I just love all things Anna Maria Horner and I relish any chance I get to sew with her fabrics. She’s been my favorite since early 2010 when I discovered her bold and vibrant fabrics. To this day, she is the only artist whose fabric I buy all of. So it should come as no surprise that I also cannot bear to throw out any scrap that seems viable for some other purpose. Pretty much anything bigger than 2″ gets saved in an AMH only bag.
I majorly cut down on the amount of fabric in this bag (probably half or more) when I sewed together the Roland comfort quilt tops. I got a ton of economy blocks from the fabric. Still I had plenty left, and I had a friend I wanted to make something for. I know few people who love Anna’s fabric as much she does. We are kindred spirits for sure. So I began grabbing, arranging, and sewing every which way. I made up several improv panels until it grew into just the perfect size to make a large flat bottom bag.
I love sewing this way on occasion. Using scraps makes me feel alright about this method because I am preventing waste, whereas I wouldn’t go improv on a regular cut of fabric because I like order too much, and making a funky cut would mess with me.
I think pretty much everything Anna has ever designed marries perfectly with everything else she has made, so watching this come together so well with little planning felt great.
And since I am already gushing over Anna Maria, I feel compelled to let it spill over onto her machine, the limited edition M100. As I told you before, I have been sewing positively everything on that machine. I have found that my very favorite function is stitch #30, the wonderful appliqué stitch. It comes preset with the perfect length (though it can easily be changed), and I have found every excuse to use it. For the bag, I appliquéd my friend’s name, Emily, right onto my improv panel (after I interfaced with my go to SF101 by Pellon).
When I appliqué letters or some design, I always interface my fabric with SF101, then Wonder Under and fuse. Then I use that handy appliqué stitch to stitch it to my background piece. It’s so easy!! I totally get why Anna has been on a perpetual appliqué kick, because it transforms regular pieced work. It takes it to a whole new place.

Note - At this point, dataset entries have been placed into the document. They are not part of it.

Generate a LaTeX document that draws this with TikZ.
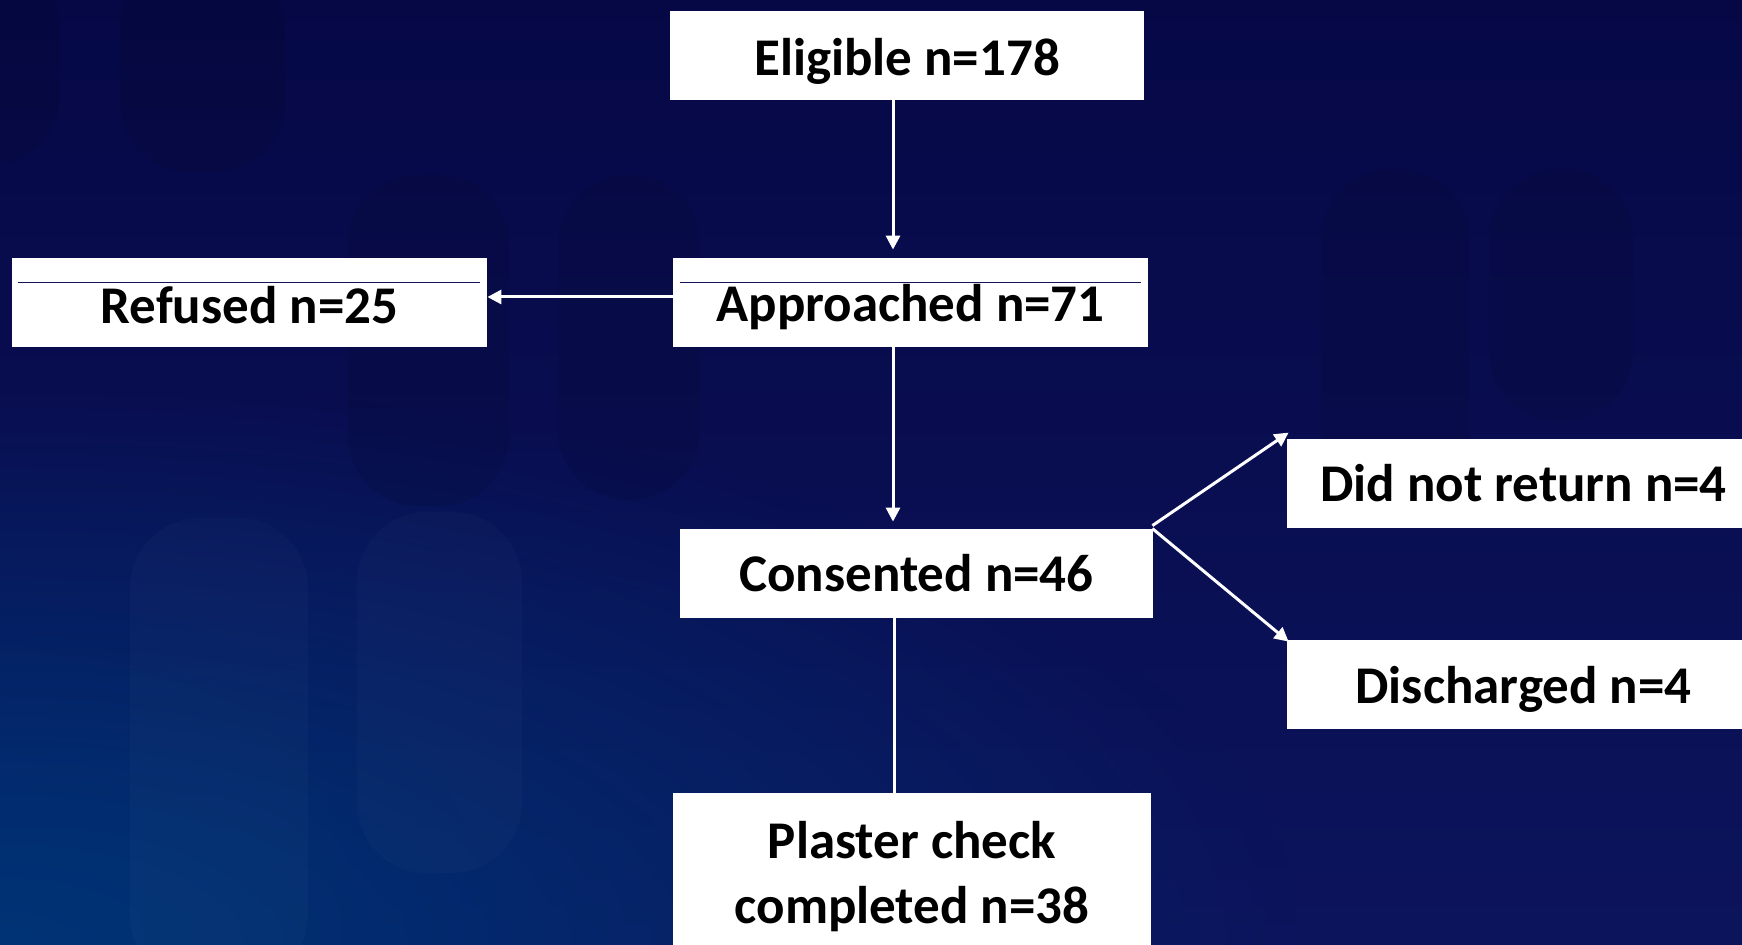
\documentclass[tikz,border=0pt]{standalone}
\usepackage{fontspec}
\setmainfont{Carlito}
\usetikzlibrary{arrows.meta,calc,fadings}
\definecolor{bgtop}{RGB}{6,8,70}
\definecolor{bgbot}{RGB}{12,20,92}
\definecolor{bgleft}{RGB}{0,52,118}
\definecolor{rulenavy}{RGB}{20,20,90}
\newcommand\dn[2]{\raisebox{-#1}[\height][\depth]{#2}}
\tikzfading[name=radfade, inner color=transparent!0, outer color=transparent!100]
\begin{document}
\begin{tikzpicture}[x=0.5pt,y=-0.5pt,
  box/.style={fill=white, draw=none, minimum height=44.5pt, inner sep=0pt, align=center,
    font=\fontsize{26.5}{32.5}\selectfont\bfseries, text=black},
  arr/.style={draw=white, line width=1.5pt, -{Triangle[width=7pt,length=7pt]}},
  conn/.style={draw=white, line width=1.5pt},
  rulel/.style={draw=rulenavy, line width=0.8pt},
  ghostdark/.style={fill=black, fill opacity=0.07, rounded corners=35pt},
  ghostlight/.style={fill=white, fill opacity=0.018, rounded corners=35pt}]
\useasboundingbox (0,0) rectangle (1742,945);
% background
\shade[top color=bgtop, bottom color=bgbot] (0,0) rectangle (1742,945);
\fill[bgleft, path fading=radfade, fit fading=true] (-1300,380) rectangle (1300,1510);
\fill[bgleft, opacity=0.35, path fading=radfade, fit fading=true] (-500,600) rectangle (500,1290);
% faint background texture
\fill[ghostdark] (120,-40) rectangle (285,172);
\fill[ghostdark] (348,175) rectangle (509,506);
\fill[ghostdark] (558,175) rectangle (700,500);
\fill[ghostdark] (-40,-40) rectangle (60,165);
\fill[ghostdark] (1321,169) rectangle (1469,520);
\fill[ghostdark] (1489,169) rectangle (1633,422);
\fill[ghostlight] (130,518) rectangle (308,985);
\fill[ghostlight] (357,512) rectangle (522,873);
% nodes
\node[box, minimum width=237pt] (elig) at (907,55.5) {\dn{2.8pt}{Eligible n=178}};
\node[box, minimum width=237.5pt] (refu) at (249.5,302.5) {\dn{1.2pt}{Refused n=25}};
\node[box, minimum width=237.5pt] (appr) at (910.5,302.5) {\dn{2.2pt}{Approached n=71}};
\node[box, minimum width=236.5pt] (cons) at (916.5,573.5) {Consented n=46};
\node[box, minimum width=236.5pt] (dnr) at (1523.5,483.5) {Did not return n=4};
\node[box, minimum width=236.5pt] (disc) at (1523.5,684.5) {\dn{2.2pt}{Discharged n=4}};
\node[box, minimum width=239pt, minimum height=76pt] (plas) at (912,869)
  {\dn{4.4pt}{\begin{tabular}{@{}c@{}}Plaster check\\completed n=38\end{tabular}}};
% thin rules inside boxes
\draw[rulel] ($(refu.north west)+(6,25)$) -- ($(refu.north east)+(-7,25)$);
\draw[rulel] ($(appr.north west)+(7,25)$) -- ($(appr.north east)+(-7,25)$);
% connectors
\draw[arr, shorten >=4pt] ([xshift=-7pt]elig.south) -- ([xshift=-8.75pt]appr.north);
\draw[arr] ([yshift=2.75pt]appr.west) -- ([yshift=2.75pt]refu.east);
\draw[arr, shorten >=3.5pt] ([xshift=-8.75pt]appr.south) -- ([xshift=-11.75pt]cons.north);
\draw[arr] ($(cons.north east)+(-1,-3)$) -- ($(dnr.north west)+(2,-6)$);
\draw[arr] ($(cons.north east)+(-1,0)$) -- ($(disc.north west)+(2,2)$);
\draw[conn] ([xshift=-11.25pt]cons.south) -- ([xshift=-9pt]plas.north);
\end{tikzpicture}
\end{document}
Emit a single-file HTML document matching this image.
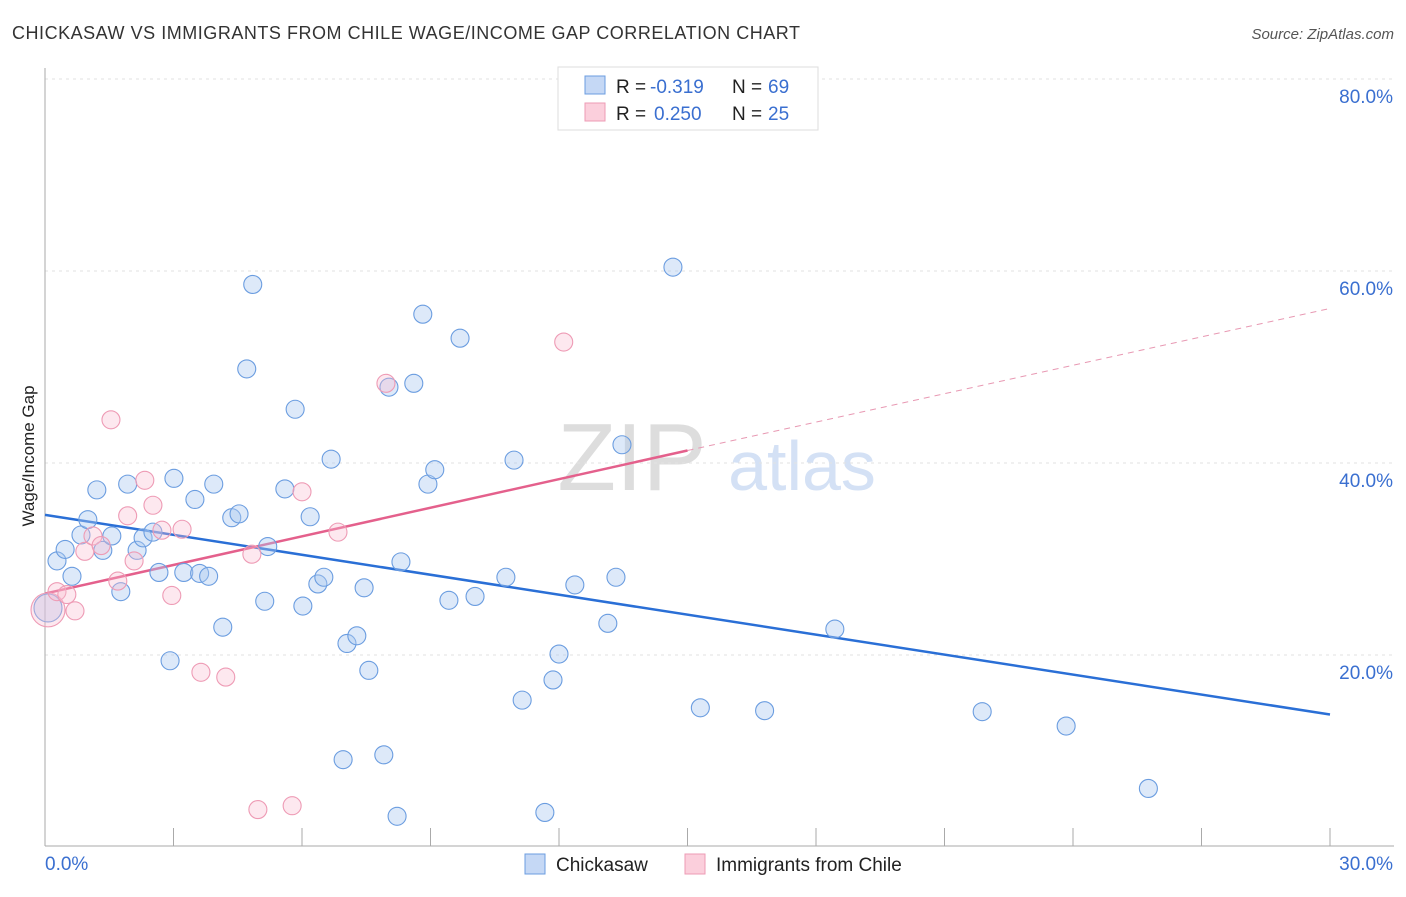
<!DOCTYPE html>
<html><head><meta charset="utf-8"><style>
body{margin:0;background:#fff;font-family:"Liberation Sans",sans-serif}
svg text{font-family:"Liberation Sans",sans-serif}
</style></head><body>
<svg id="c" width="1406" height="892">
<text x="12" y="39" font-size="18" fill="#333" textLength="788">CHICKASAW VS IMMIGRANTS FROM CHILE WAGE/INCOME GAP CORRELATION CHART</text>
<text x="1394" y="39" font-size="15" fill="#555" font-style="italic" text-anchor="end">Source: ZipAtlas.com</text>
<text x="632" y="490" font-size="96" fill="#ddd" font-family="Liberation Serif" text-anchor="middle">ZIP</text>
<text x="802" y="490" font-size="70" fill="#d4e1f5" text-anchor="middle">atlas</text>
<g id="grid"></g><g id="ax"></g><g id="lines"></g><g id="pts"></g>
<text transform="translate(34,456) rotate(-90)" font-size="17" fill="#222" text-anchor="middle">Wage/Income Gap</text>
<g>
<rect x="558" y="67" width="260" height="63" fill="#fff" stroke="#ddd"/>
<rect x="585" y="76" width="20" height="18" fill="#c5d8f5" stroke="#6b9de0"/>
<rect x="585" y="103" width="20" height="18" fill="#fbcfdc" stroke="#ee9bb5"/>
<text x="616" y="93" font-size="19" fill="#222">R =</text>
<text x="650" y="93" font-size="19" fill="#3a6fd0">-0.319</text>
<text x="732" y="93" font-size="19" fill="#222">N =</text>
<text x="768" y="93" font-size="19" fill="#3a6fd0">69</text>
<text x="616" y="120" font-size="19" fill="#222">R =</text>
<text x="654" y="120" font-size="19" fill="#3a6fd0">0.250</text>
<text x="732" y="120" font-size="19" fill="#222">N =</text>
<text x="768" y="120" font-size="19" fill="#3a6fd0">25</text>
</g>
<g>
<rect x="525" y="854" width="20" height="20" fill="#c5d8f5" stroke="#6b9de0"/>
<text x="556" y="871" font-size="19" fill="#222">Chickasaw</text>
<rect x="685" y="854" width="20" height="20" fill="#fbcfdc" stroke="#ee9bb5"/>
<text x="716" y="871" font-size="19" fill="#222">Immigrants from Chile</text>
</g>
</svg>
<script>
const yTicks=[20,40,60,80];
const yTickLabels=["20.0%","40.0%","60.0%","80.0%"];
const blueX=[0.07,0.28,0.47,0.63,0.84,1.0,1.21,1.35,1.56,1.77,1.93,2.15,2.29,2.52,2.66,2.92,3.01,3.24,3.50,3.61,3.82,3.94,4.15,4.36,4.53,4.71,4.85,5.13,5.20,5.60,5.84,6.02,6.19,6.37,6.51,6.68,6.96,7.05,7.28,7.45,7.56,7.91,8.03,8.22,8.31,8.61,8.82,8.94,9.10,9.43,9.69,10.04,10.76,10.95,11.14,11.86,12.0,11.67,12.37,13.14,13.33,13.47,14.66,15.30,16.80,18.44,21.88,23.84,25.76];
const blueY=[24.9,29.8,31.0,28.2,32.5,34.1,37.2,30.9,32.4,26.6,37.8,30.9,32.2,32.8,28.6,19.4,38.4,28.6,36.2,28.5,28.2,37.8,22.9,34.3,34.7,49.8,58.6,25.6,31.3,37.3,45.6,25.1,34.4,27.4,28.1,40.4,9.1,21.2,22.0,27.0,18.4,9.6,47.9,3.2,29.7,48.3,55.5,37.8,39.3,25.7,53.0,26.1,28.1,40.3,15.3,17.4,20.1,3.6,27.3,23.3,28.1,41.9,60.4,14.5,14.2,22.7,14.1,12.6,6.1];
const pinkX=[0.07,0.28,0.51,0.70,0.93,1.12,1.31,1.54,1.70,1.93,2.08,2.33,2.52,2.73,2.96,3.20,3.64,4.22,4.83,4.97,5.77,6.00,6.84,7.96,12.11];
const pinkY=[24.7,26.6,26.3,24.6,30.8,32.4,31.4,44.5,27.7,34.5,29.8,38.2,35.6,33.0,26.2,33.1,18.2,17.7,30.5,3.9,4.3,37.0,32.8,48.3,52.6];
const blueLine=[[0,34.6],[30,13.8]];
const pinkLine=[[0,26.4],[15,41.3],[30,56.1]];
const NS="http://www.w3.org/2000/svg";
const X=v=>45+v/30*1285, Y=v=>847-v*9.6;
function mk(t,a,p){const e=document.createElementNS(NS,t);for(const k in a)e.setAttribute(k,a[k]);p.appendChild(e);return e;}
const grid=document.getElementById('grid'),ax=document.getElementById('ax'),ln=document.getElementById('lines'),pts=document.getElementById('pts');
yTicks.forEach((t,i)=>{
 const g=mk('line',{x1:45,x2:1394,y1:Y(t),y2:Y(t),stroke:'#e2e2e2','stroke-dasharray':'3,4'},grid);
 
 
 const tx=mk('text',{x:1393,y:Y(t)+24,'font-size':19,fill:'#3a6fd0','text-anchor':'end'},ax);
 tx.textContent=yTickLabels[i];
 
 
});
mk('line',{x1:45,x2:45,y1:68,y2:846,stroke:'#aaa'},ax);
mk('line',{x1:45,x2:1394,y1:846,y2:846,stroke:'#aaa'},ax);
for(let i=1;i<=10;i++){const l=mk('line',{x1:X(i*3),x2:X(i*3),y1:828,y2:846,stroke:'#aaa'},ax);}
let t1=mk('text',{x:45,y:870,'font-size':19,fill:'#3a6fd0'},ax);t1.textContent='0.0%';


let t2=mk('text',{x:1393,y:870,'font-size':19,fill:'#3a6fd0','text-anchor':'end'},ax);t2.textContent='30.0%';


blueX.forEach((x,i)=>{const c=mk('circle',{cx:X(x),cy:Y(blueY[i]),r:i==0?14:9,fill:'rgba(170,200,240,0.4)',stroke:'#6b9de0','stroke-width':1.1},pts);
 
 });
pinkX.forEach((x,i)=>{const c=mk('circle',{cx:X(x),cy:Y(pinkY[i]),r:i==0?17:9,fill:'rgba(248,190,210,0.35)',stroke:'#ee9bb5','stroke-width':1.1},pts);
 
 });
let b=mk('line',{x1:X(blueLine[0][0]),y1:Y(blueLine[0][1]),x2:X(blueLine[1][0]),y2:Y(blueLine[1][1]),stroke:'#2a6fd6','stroke-width':2.5},ln);


let p=mk('line',{x1:X(pinkLine[0][0]),y1:Y(pinkLine[0][1]),x2:X(pinkLine[1][0]),y2:Y(pinkLine[1][1]),stroke:'#e4608c','stroke-width':2.5},ln);


let pd=mk('line',{x1:X(pinkLine[1][0]),y1:Y(pinkLine[1][1]),x2:X(pinkLine[2][0]),y2:Y(pinkLine[2][1]),stroke:'#e899b3','stroke-width':1,'stroke-dasharray':'6,5'},ln);


</script>
</body></html>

I finished the panel by fusing it to some Flex Foam, also made by Pellon, which gave the bag great structure and weight. The interior is fully lined with a favorite print from her home decor collection, Drawing Room.
Back to the Janome, I do love it so. I’m going to purchase the one they sent because I feel like it’s the perfect machine for pretty much anyone which makes it ideal for all the variety I do. But it’s also perfect for a beginner or someone looking to improve their skills with some lessons, which is something I hope to offer in the very near future. People ask me all the time, so I need to do it. Sharing this love of mine is important to me!
I forgot to even mention this in my review post, but it comes with several different feet- automatic buttonhole foot, adjustable blind hem foot, overedge foot, satin stitch foot, zig zag foot, zipper foot, and a walking foot. It also comes with a seam ripper, bobbins, basic tools, and extra stitch holders. But the bonus to me is that it comes with an extension table and hard cover. I’ve never had an extension table before but it makes a big difference, especially when working with larger pieces.
Anyway, I’ve been thrilled to bits with it, and I’m excited to keep on using it. I’m glad it doesn’t have 102 things I don’t need because that just feels wasteful. I’m also glad it has a small simple screen that just lets you choose your stitch #, length, and width. I feel like that’s all you need on a regular sewing machine.
I’ve had several people reach out to see how I’ve liked the machine, so I wanted to say more as I’ve used it more. If you have any questions, I’d be thrilled to answer to the best of my ability.
Have a great weekend! I’ve got to get out and start my Christmas shopping! We haven’t bought one thing yet.